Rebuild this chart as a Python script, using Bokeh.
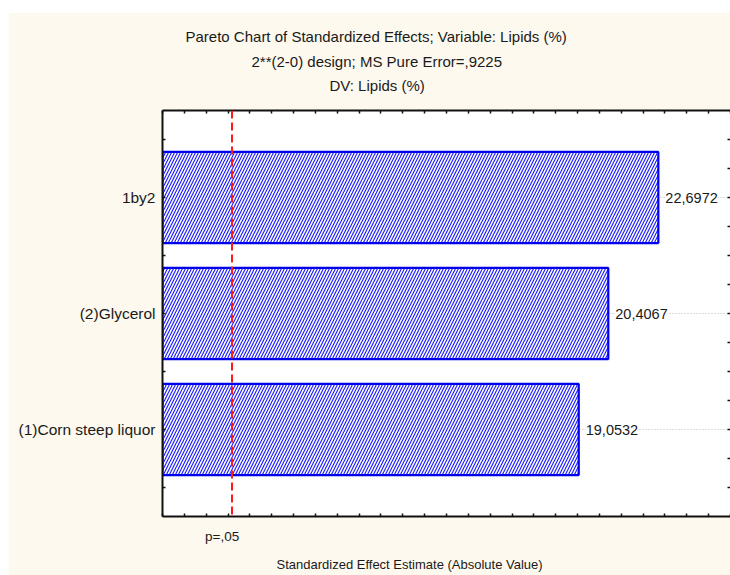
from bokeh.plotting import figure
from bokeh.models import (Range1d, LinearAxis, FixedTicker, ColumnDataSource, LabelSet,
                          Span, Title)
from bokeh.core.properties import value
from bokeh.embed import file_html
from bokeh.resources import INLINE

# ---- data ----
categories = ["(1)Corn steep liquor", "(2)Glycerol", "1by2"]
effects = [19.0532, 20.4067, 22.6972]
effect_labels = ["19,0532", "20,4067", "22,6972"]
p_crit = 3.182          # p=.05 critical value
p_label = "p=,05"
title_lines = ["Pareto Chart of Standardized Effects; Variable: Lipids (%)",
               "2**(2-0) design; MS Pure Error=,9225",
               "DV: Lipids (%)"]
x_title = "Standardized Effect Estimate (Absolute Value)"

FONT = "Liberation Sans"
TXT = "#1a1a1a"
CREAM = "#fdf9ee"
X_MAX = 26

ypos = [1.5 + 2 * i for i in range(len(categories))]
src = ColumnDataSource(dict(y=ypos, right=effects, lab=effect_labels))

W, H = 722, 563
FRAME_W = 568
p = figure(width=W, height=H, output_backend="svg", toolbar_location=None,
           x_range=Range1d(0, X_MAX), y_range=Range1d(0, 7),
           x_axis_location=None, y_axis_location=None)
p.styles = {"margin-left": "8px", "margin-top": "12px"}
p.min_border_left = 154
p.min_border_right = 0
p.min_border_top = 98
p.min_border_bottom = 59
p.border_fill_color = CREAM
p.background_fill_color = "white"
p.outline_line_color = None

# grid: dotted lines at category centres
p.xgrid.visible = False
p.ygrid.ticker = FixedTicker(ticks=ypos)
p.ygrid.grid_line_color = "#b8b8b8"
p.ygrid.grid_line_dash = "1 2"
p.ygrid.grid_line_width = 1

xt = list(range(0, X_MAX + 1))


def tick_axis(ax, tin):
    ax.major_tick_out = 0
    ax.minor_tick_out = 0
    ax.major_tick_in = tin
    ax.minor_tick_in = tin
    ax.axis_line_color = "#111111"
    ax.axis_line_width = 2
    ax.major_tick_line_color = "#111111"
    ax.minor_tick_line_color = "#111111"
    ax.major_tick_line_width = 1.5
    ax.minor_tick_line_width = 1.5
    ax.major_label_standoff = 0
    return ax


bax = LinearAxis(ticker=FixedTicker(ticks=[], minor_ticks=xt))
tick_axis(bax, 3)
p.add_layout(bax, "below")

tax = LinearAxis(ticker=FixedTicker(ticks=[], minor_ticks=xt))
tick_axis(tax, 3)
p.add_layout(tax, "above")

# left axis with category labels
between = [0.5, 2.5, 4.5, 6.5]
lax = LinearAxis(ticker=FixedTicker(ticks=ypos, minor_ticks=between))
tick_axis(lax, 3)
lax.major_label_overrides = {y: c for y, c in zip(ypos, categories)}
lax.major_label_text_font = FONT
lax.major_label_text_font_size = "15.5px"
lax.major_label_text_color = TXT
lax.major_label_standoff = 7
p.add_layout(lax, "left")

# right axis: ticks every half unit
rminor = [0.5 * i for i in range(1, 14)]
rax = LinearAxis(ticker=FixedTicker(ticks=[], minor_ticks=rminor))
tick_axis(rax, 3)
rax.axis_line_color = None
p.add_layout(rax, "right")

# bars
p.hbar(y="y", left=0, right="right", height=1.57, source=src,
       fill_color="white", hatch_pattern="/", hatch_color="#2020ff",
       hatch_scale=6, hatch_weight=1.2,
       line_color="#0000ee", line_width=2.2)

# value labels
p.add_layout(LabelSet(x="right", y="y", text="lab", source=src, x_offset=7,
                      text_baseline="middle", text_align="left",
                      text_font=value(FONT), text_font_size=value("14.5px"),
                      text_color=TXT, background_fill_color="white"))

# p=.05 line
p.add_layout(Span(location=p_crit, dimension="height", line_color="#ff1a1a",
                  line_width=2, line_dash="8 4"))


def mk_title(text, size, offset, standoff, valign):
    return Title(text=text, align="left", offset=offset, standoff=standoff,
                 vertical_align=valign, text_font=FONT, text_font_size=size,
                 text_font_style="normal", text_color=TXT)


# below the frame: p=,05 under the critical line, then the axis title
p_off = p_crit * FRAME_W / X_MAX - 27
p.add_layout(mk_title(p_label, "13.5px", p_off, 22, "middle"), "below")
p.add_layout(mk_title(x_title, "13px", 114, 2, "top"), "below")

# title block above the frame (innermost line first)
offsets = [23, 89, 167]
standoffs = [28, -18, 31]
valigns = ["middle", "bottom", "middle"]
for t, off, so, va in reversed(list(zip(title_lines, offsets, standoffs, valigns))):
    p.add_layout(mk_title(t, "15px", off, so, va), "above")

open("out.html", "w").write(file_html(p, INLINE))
━━━━━━━━━━━━━━━━━━━━
▸ **Task**
The lines from the start of the data through the line that contains "ColumnDataSource(dict(y=ypos, right=effects, lab=effect_labels))" are to be returned exactly, please, with both ends included and every picture left out.

▸ **Solution to this task**
Rebuild this chart as a Python script, using Bokeh.
from bokeh.plotting import figure
from bokeh.models import (Range1d, LinearAxis, FixedTicker, ColumnDataSource, LabelSet,
                          Span, Title)
from bokeh.core.properties import value
from bokeh.embed import file_html
from bokeh.resources import INLINE

# ---- data ----
categories = ["(1)Corn steep liquor", "(2)Glycerol", "1by2"]
effects = [19.0532, 20.4067, 22.6972]
effect_labels = ["19,0532", "20,4067", "22,6972"]
p_crit = 3.182          # p=.05 critical value
p_label = "p=,05"
title_lines = ["Pareto Chart of Standardized Effects; Variable: Lipids (%)",
               "2**(2-0) design; MS Pure Error=,9225",
               "DV: Lipids (%)"]
x_title = "Standardized Effect Estimate (Absolute Value)"

FONT = "Liberation Sans"
TXT = "#1a1a1a"
CREAM = "#fdf9ee"
X_MAX = 26

ypos = [1.5 + 2 * i for i in range(len(categories))]
src = ColumnDataSource(dict(y=ypos, right=effects, lab=effect_labels))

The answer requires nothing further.